Stratton v. Buck

Summarized by:

  • Court: 9th Circuit Court of Appeals Archives
  • Area(s) of Law: Civil Procedure
  • Date Filed: 09-19-2012
  • Case #: 10-35656
  • Judge(s)/Court Below: District Judge Kobayashi for the Court; Circuit Judges Silverman and Murguia
  • Full Text Opinion

Pro se prisoner plaintiffs have a substantial right to notice on a motion to dismiss for failure to exhaust administrative remedies when the district court is considering matters outside the pleadings; a plaintiff is entitled to notice similar to that required by Rand on motions for summary judgment.

Plaintiff Stratton was assaulted by a fellow inmate at a correctional institution in Washington.

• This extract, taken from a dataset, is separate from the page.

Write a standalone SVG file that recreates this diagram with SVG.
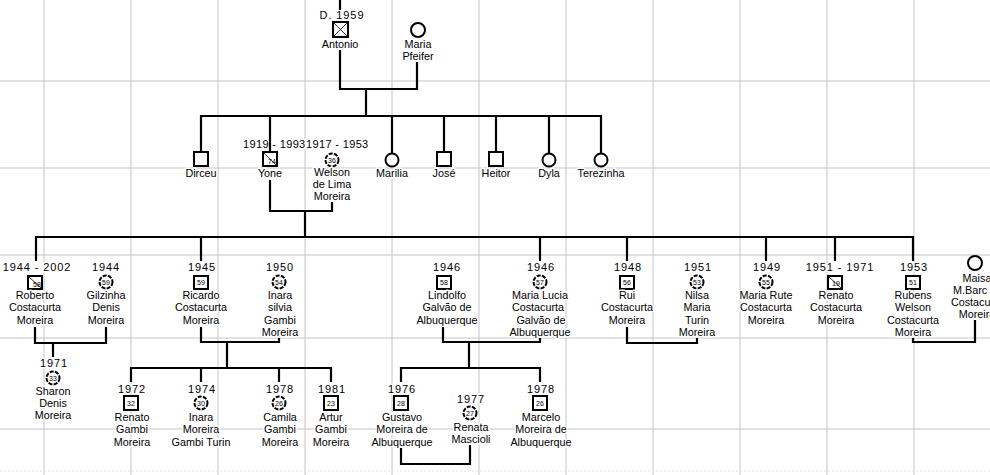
<svg xmlns="http://www.w3.org/2000/svg" width="990" height="475" viewBox="0 0 990 475">
<style>
.g{stroke:#c4c4c4;stroke-width:1;fill:none}
.c{stroke:#000;stroke-width:2.2;fill:none;stroke-linecap:square}
.b{fill:#fff;stroke:#000;stroke-width:2}
.o{fill:#fff;stroke:#000;stroke-width:2}
.on{fill:#fff;stroke:#000;stroke-width:2;stroke-dasharray:4 1.3}
.d{stroke:#000;stroke-width:0.8}
text{font-family:"Liberation Sans",Arial,sans-serif;fill:#000;text-anchor:middle;paint-order:stroke;stroke:#fff;stroke-width:3px;stroke-linejoin:round}
.t{font-size:10.8px}
.y{font-size:11px;letter-spacing:0.9px}
.yt{font-size:11px;letter-spacing:0.35px;text-anchor:start}
.n{font-size:7px;stroke:none}
</style>
<rect width="990" height="475" fill="#fff"/>
<g id="grid" class="g">
<path d="M44 0V475M131 0V475M218 0V475M305 0V475M392 0V475M479 0V475M566 0V475M653 0V475M740 0V475M827 0V475M914 0V475"/>
<path d="M0 81H990M0 168H990M0 255H990M0 338H990M0 429H990"/>
<path d="M0 471H990" stroke="#e6e6e6" stroke-dasharray="2 2"/>
</g>

<g id="antonio">
<text class="y" x="342" y="19">D. 1959</text>
<rect class="b" x="333" y="22" width="15" height="15"/>
<path class="d" d="M334 23L347 36M347 23L334 36"/>
<text class="t" x="340" y="48">Antonio</text>
</g>
<g id="maria-pfeifer">
<circle class="o" cx="418" cy="30" r="7"/>
<text class="t" x="418" y="48">Maria</text>
<text class="t" x="418" y="60">Pfeifer</text>
</g>

<g id="dirceu"><rect class="b" x="194" y="152" width="14" height="14"/><text class="t" x="201" y="177">Dirceu</text></g>
<g id="yone">
<text class="yt" x="243" y="148">1919 - 1993</text>
<rect class="b" x="263" y="152" width="14" height="14"/>
<line class="d" x1="264" y1="153" x2="276" y2="165"/>
<text class="n" x="272" y="164">74</text>
<text class="t" x="270" y="177">Yone</text>
</g>
<g id="welson">
<text class="yt" x="306" y="148">1917 - 1953</text>
<circle class="on" cx="332" cy="160" r="6.5"/>
<text class="n" x="332" y="162.5">36</text>
<text class="t" x="332" y="176">Welson</text>
<text class="t" x="332" y="188">de Lima</text>
<text class="t" x="332" y="200">Moreira</text>
</g>
<g id="marilia"><circle class="o" cx="392" cy="160" r="6.5"/><text class="t" x="392" y="177">Marilia</text></g>
<g id="jose"><rect class="b" x="437" y="152" width="14" height="14"/><text class="t" x="444" y="177">José</text></g>
<g id="heitor"><rect class="b" x="489" y="152" width="14" height="14"/><text class="t" x="496" y="177">Heitor</text></g>
<g id="dyla"><circle class="o" cx="549" cy="160" r="6.5"/><text class="t" x="549" y="177">Dyla</text></g>
<g id="terezinha"><circle class="o" cx="601" cy="160" r="6.5"/><text class="t" x="601" y="177">Terezinha</text></g>

<g id="roberto">
<text class="y" x="37" y="271">1944 - 2002</text>
<rect class="b" x="28" y="276" width="14" height="13"/>
<line class="d" x1="29" y1="277" x2="41" y2="288"/>
<text class="n" x="37" y="286.5">58</text>
<text class="t" x="35" y="299">Roberto</text><text class="t" x="35" y="311">Costacurta</text><text class="t" x="35" y="324">Moreira</text>
</g>
<g id="gilzinha">
<text class="y" x="106" y="271">1944</text>
<circle class="on" cx="106" cy="282" r="6.5"/><text class="n" x="106" y="284.5">59</text>
<text class="t" x="106" y="299">Gilzinha</text><text class="t" x="106" y="311">Denis</text><text class="t" x="106" y="324">Moreira</text>
</g>
<g id="ricardo">
<text class="y" x="202" y="271">1945</text>
<rect class="b" x="194" y="276" width="14" height="13"/><text class="n" x="201" y="285">59</text>
<text class="t" x="201" y="299">Ricardo</text><text class="t" x="201" y="311">Costacurta</text><text class="t" x="201" y="324">Moreira</text>
</g>
<g id="inara-silvia">
<text class="y" x="280" y="271">1950</text>
<circle class="on" cx="279" cy="282" r="6.5"/><text class="n" x="279" y="284.5">54</text>
<text class="t" x="280" y="299">Inara</text><text class="t" x="280" y="311">silvia</text><text class="t" x="280" y="324">Gambi</text><text class="t" x="280" y="336">Moreira</text>
</g>
<g id="lindolfo">
<text class="y" x="447" y="271">1946</text>
<rect class="b" x="437" y="276" width="14" height="13"/><text class="n" x="444" y="285">58</text>
<text class="t" x="447" y="299">Lindolfo</text><text class="t" x="447" y="311">Galvão de</text><text class="t" x="447" y="324">Albuquerque</text>
</g>
<g id="maria-lucia">
<text class="y" x="541" y="271">1946</text>
<circle class="on" cx="540" cy="282" r="6.5"/><text class="n" x="540" y="284.5">57</text>
<text class="t" x="540" y="299">Maria Lucia</text><text class="t" x="538" y="311">Costacurta</text><text class="t" x="541" y="324">Galvão de</text><text class="t" x="540" y="336">Albuquerque</text>
</g>
<g id="rui">
<text class="y" x="628" y="271">1948</text>
<rect class="b" x="620" y="276" width="14" height="13"/><text class="n" x="627" y="285">56</text>
<text class="t" x="627" y="299">Rui</text><text class="t" x="627" y="311">Costacurta</text><text class="t" x="627" y="324">Moreira</text>
</g>
<g id="nilsa">
<text class="y" x="698" y="271">1951</text>
<circle class="on" cx="697" cy="282" r="6.5"/><text class="n" x="697" y="284.5">53</text>
<text class="t" x="697" y="299">Nilsa</text><text class="t" x="697" y="311">Maria</text><text class="t" x="697" y="324">Turin</text><text class="t" x="697" y="336">Moreira</text>
</g>
<g id="maria-rute">
<text class="y" x="767" y="271">1949</text>
<circle class="on" cx="766" cy="282" r="6.5"/><text class="n" x="766" y="284.5">55</text>
<text class="t" x="766" y="299">Maria Rute</text><text class="t" x="766" y="311">Costacurta</text><text class="t" x="766" y="324">Moreira</text>
</g>
<g id="renato-1951">
<text class="y" x="840" y="271">1951 - 1971</text>
<rect class="b" x="828" y="276" width="14" height="13"/>
<line class="d" x1="829" y1="277" x2="841" y2="288"/>
<text class="n" x="836" y="286">19</text>
<text class="t" x="836" y="299">Renato</text><text class="t" x="836" y="311">Costacurta</text><text class="t" x="836" y="324">Moreira</text>
</g>
<g id="rubens">
<text class="y" x="914" y="271">1953</text>
<rect class="b" x="906" y="276" width="14" height="13"/><text class="n" x="913" y="285">51</text>
<text class="t" x="913" y="299">Rubens</text><text class="t" x="913" y="311">Welson</text><text class="t" x="913" y="324">Costacurta</text><text class="t" x="913" y="336">Moreira</text>
</g>
<g id="maisa">
<circle class="o" cx="975" cy="263" r="7"/>
<text class="t" x="977" y="282">Maisa</text>
<text class="t" x="953" y="294" style="text-anchor:start">M.Barc</text>
<text class="t" x="977" y="306">Costacurta</text>
<text class="t" x="977" y="318">Moreira</text>
</g>

<g id="sharon">
<text class="y" x="54" y="367">1971</text>
<circle class="on" cx="53" cy="378" r="6.5"/><text class="n" x="53" y="380.5">33</text>
<text class="t" x="53" y="395">Sharon</text><text class="t" x="53" y="407">Denis</text><text class="t" x="53" y="419">Moreira</text>
</g>
<g id="renato-1972">
<text class="y" x="132" y="393">1972</text>
<rect class="b" x="124" y="396" width="14" height="14"/><text class="n" x="131" y="405.5">32</text>
<text class="t" x="132" y="421">Renato</text><text class="t" x="132" y="433">Gambi</text><text class="t" x="132" y="446">Moreira</text>
</g>
<g id="inara-1974">
<text class="y" x="202" y="393">1974</text>
<circle class="on" cx="201" cy="403" r="6.5"/><text class="n" x="201" y="405.5">30</text>
<text class="t" x="201" y="421">Inara</text><text class="t" x="201" y="433">Moreira</text><text class="t" x="201" y="446">Gambi Turin</text>
</g>
<g id="camila">
<text class="y" x="280" y="393">1978</text>
<circle class="on" cx="279" cy="403" r="6.5"/><text class="n" x="279" y="405.5">26</text>
<text class="t" x="280" y="421">Camila</text><text class="t" x="280" y="433">Gambi</text><text class="t" x="280" y="446">Moreira</text>
</g>
<g id="artur">
<text class="y" x="332" y="393">1981</text>
<rect class="b" x="324" y="396" width="14" height="14"/><text class="n" x="331" y="405.5">23</text>
<text class="t" x="331" y="421">Artur</text><text class="t" x="331" y="433">Gambi</text><text class="t" x="331" y="446">Moreira</text>
</g>
<g id="gustavo">
<text class="y" x="402" y="393">1976</text>
<rect class="b" x="394" y="396" width="14" height="14"/><text class="n" x="401" y="405.5">28</text>
<text class="t" x="402" y="421">Gustavo</text><text class="t" x="402" y="433">Moreira de</text><text class="t" x="402" y="446">Albuquerque</text>
</g>
<g id="renata">
<text class="y" x="471" y="403">1977</text>
<circle class="on" cx="470" cy="413" r="6.5"/><text class="n" x="470" y="415.5">27</text>
<text class="t" x="471" y="431">Renata</text><text class="t" x="471" y="443">Mascioli</text>
</g>
<g id="marcelo">
<text class="y" x="541" y="393">1978</text>
<rect class="b" x="533" y="396" width="14" height="14"/><text class="n" x="540" y="405.5">26</text>
<text class="t" x="541" y="421">Marcelo</text><text class="t" x="541" y="433">Moreira de</text><text class="t" x="541" y="446">Albuquerque</text>
</g>

<g id="connectors" class="c">
<path d="M340 0V9M340 51V89H417V63M366 89V116"/>
<path d="M201 116H601M201 116V152M270 116V152M392 116V153M444 116V152M496 116V152M549 116V153M601 116V153"/>
<path d="M270 181V211H332V203M305 211V237"/>
<path d="M36 237H913M36 237V260M201 237V260M540 237V260M627 237V260M766 237V260M835 237V260M913 237V260"/>
<path d="M35 328V343H106V328M53 343V356"/>
<path d="M201 328V342H279V339M227 342V368M131 368H331M131 368V381M201 368V381M279 368V381M331 368V381"/>
<path d="M443 328V342H540V339M469 342V368M401 368H540M401 368V381M540 368V381"/>
<path d="M401 449V464H470V446"/>
<path d="M627 328V343H697V339"/>
<path d="M913 339V342H975V321"/>
</g>
</svg>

Defendant Brown was a doctor at Grays Harbor Community Hospital. Stratton alleged that Brown failed to provide adequate care under the Eighth Amendment. Brown filed a motion to dismiss on the grounds that Stratton had not exhausted his administrative remedies as required by the Prisoner Litigation Reform Act ("PLRA"). The district court granted the motion; plaintiff appealed arguing that, because matters outside the pleadings were considered, he was entitled to the same notice required under Rand v. Rowland on a motion for summary judgment. The Ninth Circuit held that “when a district court will consider materials beyond the pleadings in ruling upon a defendant’s motion to dismiss for failure to exhaust administrative remedies, the pro se prisoner plaintiff must receive a notice, similar to the notice described in Rand.” The Court found that Stratton had received no such notice, and since he did not attach any supporting documents to his response to the motion, he had not waived notice. Since a pro se prisoner plaintiff has a substantial right to notice explaining the process associated with a motion to dismiss for failure to exhaust administrative remedies, the error was not harmless. REVERSED and REMANDED.